Dune movies ranked by Rotten Tomatoes score
Universal PicturesWe’re just days away from Dune 2 landing in cinemas worldwide, and with reviews now out, here’s how the sequel compares to 2021’s Dune, and 1984’s Dune, according to Rotten Tomatoes.
Published by Frank Herbert in 1965, Dune was supposedly an unfilmable novel, and David Lynch didn’t have much fun when adapting the book in 1984, with his movie both a critical and commercial failure.
But Denis Villeneuve has had more joy, splitting the tome in two, and scoring with critics and audiences alike with Dune: Part One in 2021.

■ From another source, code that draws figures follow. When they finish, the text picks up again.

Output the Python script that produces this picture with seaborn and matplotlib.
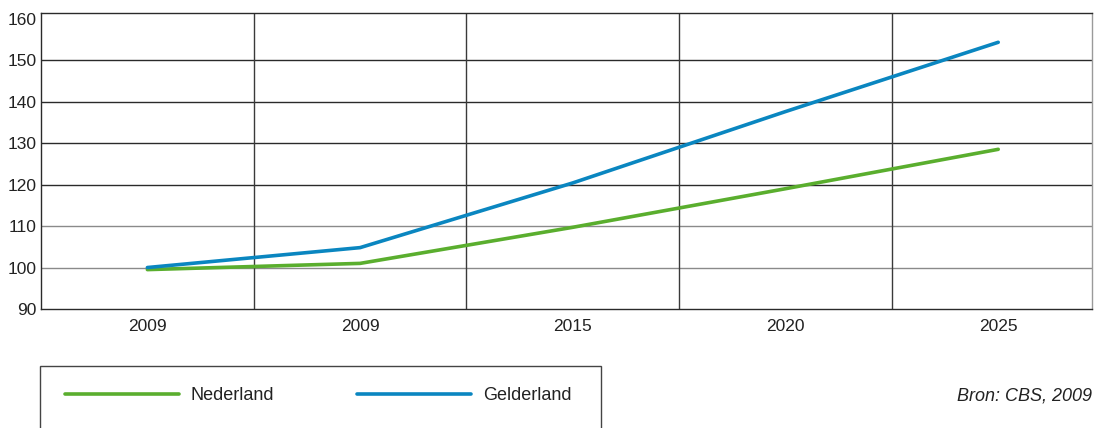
import pandas as pd
import seaborn as sns
import matplotlib.pyplot as plt
from matplotlib.patches import Rectangle

# data (index, first year = 100)
jaren = ["2009", "2009", "2015", "2020", "2025"]
nederland = [99.5, 101.0, 109.7, 119.0, 128.5]
gelderland = [100.0, 104.8, 120.4, 137.6, 154.3]
y_ticks = [90, 100, 110, 120, 130, 140, 150, 160]

kleuren = {"Nederland": "#5aae2e", "Gelderland": "#0a86c0"}

rows = []
for i, jaar in enumerate(jaren):
    rows.append({"pos": i, "waarde": nederland[i], "regio": "Nederland"})
    rows.append({"pos": i, "waarde": gelderland[i], "regio": "Gelderland"})
df = pd.DataFrame(rows)

sns.set_style("white")
plt.rcParams["font.family"] = ["Liberation Sans", "DejaVu Sans"]
txt = "#222222"

fig = plt.figure(figsize=(10.94, 4.28), dpi=100)
ax = fig.add_axes([0.0375, 0.278, 0.9605, 0.692])

sns.lineplot(data=df, x="pos", y="waarde", hue="regio", palette=kleuren,
             linewidth=2.6, ax=ax, legend=False)

ax.set_xlim(-0.5, 4.44)
ax.set_ylim(90, 161.4)
ax.set_yticks(y_ticks)
ax.set_xticks(range(len(jaren)))
ax.set_xticklabels(jaren)
ax.set_xlabel("")
ax.set_ylabel("")
ax.tick_params(axis="both", length=0, labelsize=12.5, colors=txt)
ax.tick_params(axis="y", pad=3)
ax.tick_params(axis="x", pad=7)

# grid: horizontal at the inner ticks, vertical between the categories
for y in y_ticks[1:-1]:
    c = "#8a8a8a" if y in (100, 110) else "#2a2a2a"
    ax.axhline(y, color=c, linewidth=1.0, zorder=0)
for x in [i + 0.5 for i in range(len(jaren) - 1)]:
    ax.axvline(x, color="#3a3a3a", linewidth=1.0, zorder=0)

for side in ["left", "bottom", "top"]:
    ax.spines[side].set_color("#2a2a2a")
    ax.spines[side].set_linewidth(1.0)
ax.spines["right"].set_color("#9a9a9a")
ax.spines["right"].set_linewidth(1.0)

# legend box below the chart (runs off the bottom edge)
fig.add_artist(Rectangle((40 / 1094, -0.05), (601 - 40) / 1094, 1 - 366 / 428 + 0.05,
                         transform=fig.transFigure, facecolor="none",
                         edgecolor="#444444", linewidth=1.0))
handles = [plt.Line2D([], [], color=kleuren[k], linewidth=2.6) for k in kleuren]
fig.legend(handles, list(kleuren), loc="center left",
           bbox_to_anchor=(65 / 1094, 1 - 396 / 428), ncol=2, frameon=False,
           borderpad=0, borderaxespad=0,
           handlelength=6.3, handletextpad=0.67, columnspacing=4.6,
           fontsize=13, labelcolor=txt)

fig.text(1092 / 1094, 1 - 396 / 428, "Bron: CBS, 2009", fontsize=13,
         style="italic", color=txt, ha="right", va="center")

fig.savefig("out.png", dpi=100)
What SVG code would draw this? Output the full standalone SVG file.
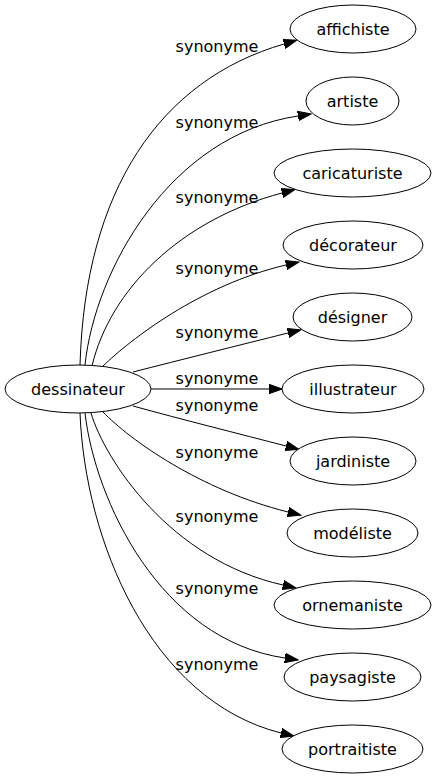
<svg xmlns="http://www.w3.org/2000/svg" width="436" height="779" viewBox="0 0 436 779">
<defs>
<style>
.node ellipse{fill:#fff;stroke:#000;stroke-width:1}
text{font-family:"DejaVu Sans","Liberation Sans",sans-serif;font-size:16px;fill:#000}
.node text{text-anchor:middle}
.lbl{text-anchor:middle}
.edge path{fill:none;stroke:#000;stroke-width:1;marker-end:url(#arr)}
</style>
<marker id="arr" markerUnits="userSpaceOnUse" viewBox="0 -5 14 10" markerWidth="14" markerHeight="10" refX="0" refY="0" orient="auto">
<path d="M0,-4.7 L13.3,0 L0,4.7 Z" fill="#000" stroke="#000" stroke-width="1"/>
</marker>
</defs>
<rect width="436" height="779" fill="#fff"/>
<g id="edges">
<g class="edge"><path d="M80,365 C85,190 160,80 284,44"/><text class="lbl" x="217" y="52">synonyme</text></g>
<g class="edge"><path d="M85,365 C95,270 170,135 298,116"/><text class="lbl" x="217" y="128">synonyme</text></g>
<g class="edge"><path d="M92,366 C110,290 180,220 282,193"/><text class="lbl" x="217" y="203">synonyme</text></g>
<g class="edge"><path d="M103,366 C130,340 200,285 286,265"/><text class="lbl" x="217" y="274">synonyme</text></g>
<g class="edge"><path d="M133,372 C180,360 240,345 288,333"/><text class="lbl" x="217" y="338">synonyme</text></g>
<g class="edge"><path d="M151,389 L269,389"/><text class="lbl" x="217" y="384">synonyme</text></g>
<g class="edge"><path d="M133,406 C180,419 240,434 286,446"/><text class="lbl" x="217" y="411">synonyme</text></g>
<g class="edge"><path d="M103,412 C130,440 200,490 288,512"/><text class="lbl" x="217" y="458">synonyme</text></g>
<g class="edge"><path d="M91,413 C105,460 170,560 283,585"/><text class="lbl" x="217" y="522">synonyme</text></g>
<g class="edge"><path d="M85,413 C95,500 160,640 285,658"/><text class="lbl" x="217" y="594">synonyme</text></g>
<g class="edge"><path d="M80,413 C85,540 150,700 281,733"/><text class="lbl" x="217" y="670">synonyme</text></g>
</g>
<g id="dessinateur" class="node"><ellipse cx="78" cy="389" rx="73" ry="24"/><text x="78" y="395">dessinateur</text></g>
<g id="affichiste" class="node"><ellipse cx="353" cy="29" rx="63" ry="24"/><text x="353" y="35">affichiste</text></g>
<g id="artiste" class="node"><ellipse cx="352.5" cy="101" rx="46.5" ry="24"/><text x="352.5" y="107">artiste</text></g>
<g id="caricaturiste" class="node"><ellipse cx="352.5" cy="173" rx="78.5" ry="24"/><text x="352.5" y="179">caricaturiste</text></g>
<g id="decorateur" class="node"><ellipse cx="353" cy="245" rx="70" ry="24"/><text x="353" y="251">décorateur</text></g>
<g id="designer" class="node"><ellipse cx="352.5" cy="317" rx="59.5" ry="24"/><text x="352.5" y="323">désigner</text></g>
<g id="illustrateur" class="node"><ellipse cx="353" cy="389" rx="71" ry="24"/><text x="353" y="395">illustrateur</text></g>
<g id="jardiniste" class="node"><ellipse cx="353" cy="461" rx="63" ry="24"/><text x="353" y="467">jardiniste</text></g>
<g id="modeliste" class="node"><ellipse cx="352.5" cy="533" rx="65.5" ry="24"/><text x="352.5" y="539">modéliste</text></g>
<g id="ornemaniste" class="node"><ellipse cx="352.5" cy="605" rx="78.5" ry="24"/><text x="352.5" y="611">ornemaniste</text></g>
<g id="paysagiste" class="node"><ellipse cx="352.5" cy="677" rx="68.5" ry="24"/><text x="352.5" y="683">paysagiste</text></g>
<g id="portraitiste" class="node"><ellipse cx="352.5" cy="749" rx="70.5" ry="24"/><text x="352.5" y="755">portraitiste</text></g>
</svg>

The saga continues on March 1, 2024, via the release of Dune: Part Two. And you can see how the films compare via their ranking on Rotten Tomatoes.
Dune movies ranked by Rotten Tomatoes score
We’ve listed the Dune movies in release order, though as you can see, those Rotten Tomatoes scores also increase over time.
- Dune (1984) – 37%
- Dune: Part One (2021) – 83%
- Dune: Part Two (2024) – 97%
Here’s how the audience scores compare, with Dune 2’s pending.
- Dune (1984) – 65%
- Dune: Part One (2021) – 90%
- Dune: Part Two (2024) – ???
The David Lynch effort scores nearly twice as much with audiences, though that doesn’t mean the director much likes the movie. Lynch has spent the last 40 years expressing his displeasure with how his Dune turned out. While he summed it up in 2020, telling The Hollywood Reporter: “It was a heartache for me. It was a failure and I didn’t have final cut. I’ve told this story a billion times. It’s not the film I wanted to make. I like certain parts of it very much — but it was a total failure for me.”
Dune 2: What we thought
The audience score might not be available yet, but we’ve seen Dune: Part Two, and had this to say in the Dexerto review: “This is the closest we’ve come to experiencing the sights Roy Batty vowed we wouldn’t believe; clews of gigantic sandworms tearing through vast deserts, colossal spacecraft that feel tiny because the vistas are so enormous.
“Villeneuve completely blurs the line between CGI and practical effects, and with its trademark brutalist style, he establishes a tangible, textural reality; Dune should be in the same conversation as Avatar in that regard.”